Friday, May 18, 2018

THREATS FROM NORTH KOREA: Trump seeks to placate North Korea’s Kim over uncertain summit



US President Donald Trump sought to placate North Korea’s leader Kim Jong Un after Pyongyang threatened to scrap an unprecedented summit, saying Kim’s security would be guaranteed in any deal and his country would not suffer the fate of Muammar Gaddafi’s Libya, unless that could not be reached.

In rambling remarks in the White House’s Oval Office in which he also sharply criticized China over trade, Trump said that as far as he knew the meeting with Kim was still on track, but that the North Korean leader was possibly being influenced by Beijing after two recent visits he made there.

Trump distanced himself from comments by his national security adviser John Bolton that North Korea angrily denounced when casting doubt on the summit, which is planned for June 12 in Singapore.

“North Korea is actually talking to us about times and everything else as though nothing happened,” Trump told reporters at the start of a meeting with NATO Secretary General Jens Stoltenberg.

Trump said he was not pursuing the “Libya model” in getting North Korea to abandon its nuclear weapons program. Bolton has repeatedly suggested the Libya model of unilateral disarmament for North Korea, most recently on Sunday.

Gaddafi was deposed and killed after Libyans joined the 2011 Arab Spring protests, aided by NATO allies who had encouraged him to give up his banned weapons of mass destruction under a 2003 deal.

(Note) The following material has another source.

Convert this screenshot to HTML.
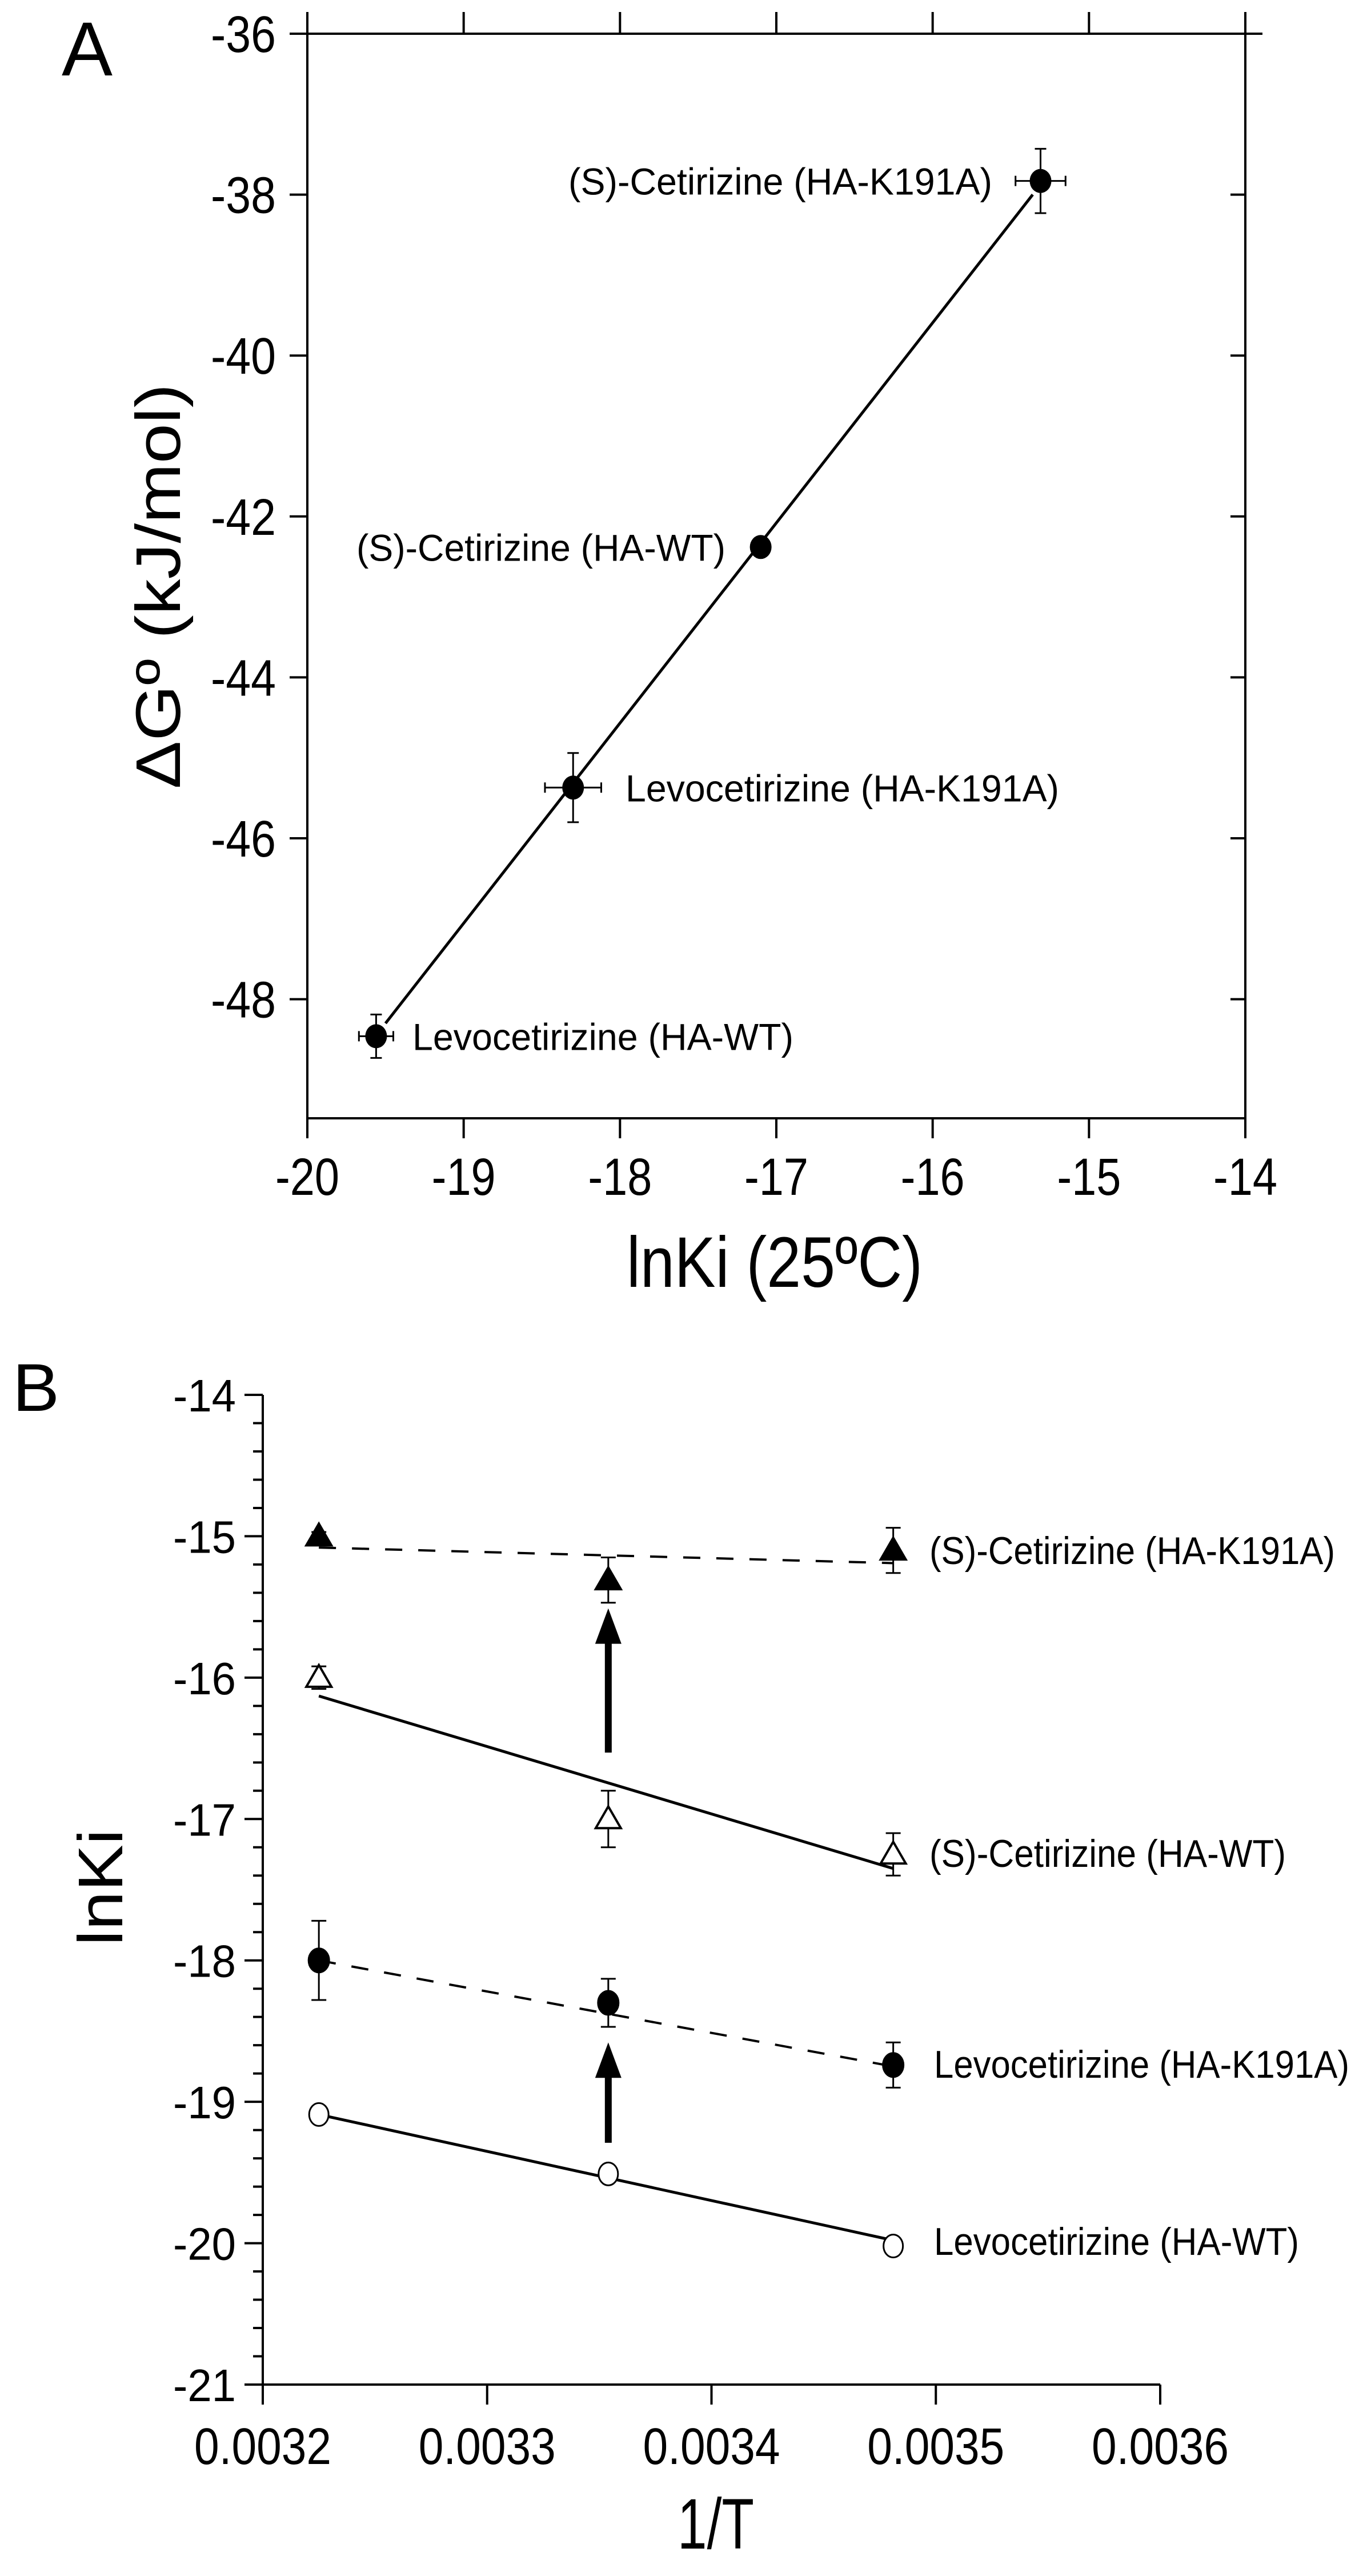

In a statement on Wednesday that threatened withdrawal from the summit, North Korea’s first vice minister of foreign affairs, Kim Kye Gwan, derided as “absurd” Bolton’s suggestion of a deal similar to that under which components of Libya’s nuclear program were shipped to the United States.

“(The) world knows too well that our country is neither Libya nor Iraq which have met miserable fate,” he said in apparent reference to the demises of Gaddafi and Iraq’s former president Saddam Hussein.

Trump said the deal he was looking at would give Kim – a hereditary ruler who presides over a state widely criticized for serious human rights abuses – “protections that will be very strong.”

“He would be there, he would be running his country, his country would be very rich,” Trump said.

“The Libya model was a much different model. We decimated that country,” he said, adding that it would only come into play “most likely” if a deal could not be reached with North Korea.

Trump stressed that North Korea would have to abandon its nuclear weapons.

“We cannot let that country have nukes. We just can’t do it,” he said of North Korea, which has been working on missiles capable of hitting the United States.

The United States has demanded the “complete, verifiable, and irreversible” dismantlement of North Korea’s nuclear weapons program.

Pyongyang has rejected unilateral disarmament and given no indication that it is willing to go beyond statements of broad support for the concept of universal denuclearization.

It has said in previous, failed talks that it could consider giving up its arsenal if the United States provided security guarantees by removing its troops from South Korea and withdrew its so-called nuclear umbrella of deterrence from South Korea and Japan.